■ **OBJECTIVE**:
Begin with the first line and repeat exactly through the line containing "import * as"; leave every image out.
# start of DATASET EXTRACT
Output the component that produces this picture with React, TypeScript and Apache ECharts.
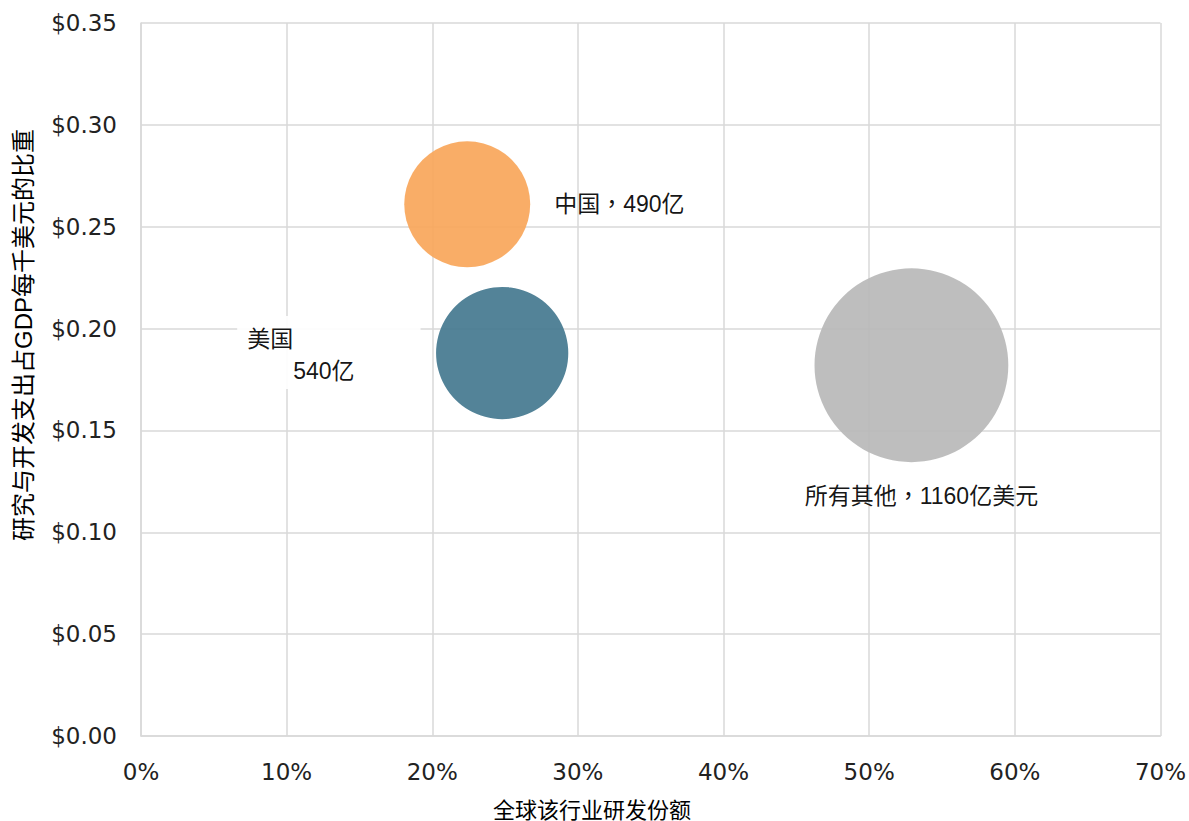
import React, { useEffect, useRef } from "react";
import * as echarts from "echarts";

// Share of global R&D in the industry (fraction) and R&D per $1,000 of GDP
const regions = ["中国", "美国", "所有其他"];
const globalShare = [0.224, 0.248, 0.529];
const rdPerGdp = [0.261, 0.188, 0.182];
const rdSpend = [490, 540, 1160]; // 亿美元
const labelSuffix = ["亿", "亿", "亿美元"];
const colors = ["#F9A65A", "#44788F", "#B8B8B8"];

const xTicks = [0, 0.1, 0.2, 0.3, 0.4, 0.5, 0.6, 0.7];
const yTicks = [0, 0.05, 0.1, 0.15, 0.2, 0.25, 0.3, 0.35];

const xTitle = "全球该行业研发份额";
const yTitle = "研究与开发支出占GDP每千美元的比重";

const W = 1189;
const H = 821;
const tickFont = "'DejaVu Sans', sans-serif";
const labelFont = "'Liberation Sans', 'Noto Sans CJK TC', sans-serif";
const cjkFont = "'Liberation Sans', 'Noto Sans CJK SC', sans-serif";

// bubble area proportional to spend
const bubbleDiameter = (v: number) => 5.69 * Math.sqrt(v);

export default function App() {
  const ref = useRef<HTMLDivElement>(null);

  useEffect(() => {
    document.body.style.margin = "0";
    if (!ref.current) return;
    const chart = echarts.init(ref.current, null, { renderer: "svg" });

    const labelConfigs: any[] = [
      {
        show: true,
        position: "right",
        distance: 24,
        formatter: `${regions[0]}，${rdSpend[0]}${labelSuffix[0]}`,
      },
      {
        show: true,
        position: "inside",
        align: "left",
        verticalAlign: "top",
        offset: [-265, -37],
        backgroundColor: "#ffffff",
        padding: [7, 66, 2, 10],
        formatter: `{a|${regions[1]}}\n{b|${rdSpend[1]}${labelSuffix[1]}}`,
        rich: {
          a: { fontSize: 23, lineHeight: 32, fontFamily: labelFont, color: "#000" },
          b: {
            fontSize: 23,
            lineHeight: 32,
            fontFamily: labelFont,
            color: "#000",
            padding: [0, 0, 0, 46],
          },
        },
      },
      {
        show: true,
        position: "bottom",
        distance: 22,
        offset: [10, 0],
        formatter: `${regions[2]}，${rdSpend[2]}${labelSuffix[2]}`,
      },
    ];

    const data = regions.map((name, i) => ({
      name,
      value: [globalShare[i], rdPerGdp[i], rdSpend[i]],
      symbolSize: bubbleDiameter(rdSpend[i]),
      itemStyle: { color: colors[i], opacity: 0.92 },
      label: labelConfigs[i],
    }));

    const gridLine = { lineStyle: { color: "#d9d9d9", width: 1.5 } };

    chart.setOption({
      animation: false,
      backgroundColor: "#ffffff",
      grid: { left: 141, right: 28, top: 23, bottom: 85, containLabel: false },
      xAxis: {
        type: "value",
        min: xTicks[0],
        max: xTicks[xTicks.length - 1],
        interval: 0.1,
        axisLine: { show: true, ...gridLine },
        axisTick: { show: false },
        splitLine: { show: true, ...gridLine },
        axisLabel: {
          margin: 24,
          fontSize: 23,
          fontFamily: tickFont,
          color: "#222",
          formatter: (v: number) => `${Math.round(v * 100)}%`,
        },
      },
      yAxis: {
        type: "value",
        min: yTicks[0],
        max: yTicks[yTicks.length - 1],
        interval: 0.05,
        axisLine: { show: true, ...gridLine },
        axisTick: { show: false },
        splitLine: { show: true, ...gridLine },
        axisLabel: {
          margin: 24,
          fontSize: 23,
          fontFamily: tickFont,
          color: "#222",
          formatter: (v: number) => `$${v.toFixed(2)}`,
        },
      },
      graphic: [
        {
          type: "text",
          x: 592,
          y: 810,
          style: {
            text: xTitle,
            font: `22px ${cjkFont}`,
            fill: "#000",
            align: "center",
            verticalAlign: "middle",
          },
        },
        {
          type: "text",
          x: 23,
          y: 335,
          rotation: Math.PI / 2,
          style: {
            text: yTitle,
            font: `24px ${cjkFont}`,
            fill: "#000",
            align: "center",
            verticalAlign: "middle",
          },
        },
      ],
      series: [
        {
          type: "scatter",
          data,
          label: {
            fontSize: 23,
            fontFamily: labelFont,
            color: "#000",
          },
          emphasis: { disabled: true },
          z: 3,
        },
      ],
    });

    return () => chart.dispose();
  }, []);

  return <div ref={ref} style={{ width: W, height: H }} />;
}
# end of DATASET EXTRACT
■ **EXERCISE OUTPUT**:
Output the component that produces this picture with React, TypeScript and Apache ECharts.
import React, { useEffect, useRef } from "react";
import * as echarts from "echarts";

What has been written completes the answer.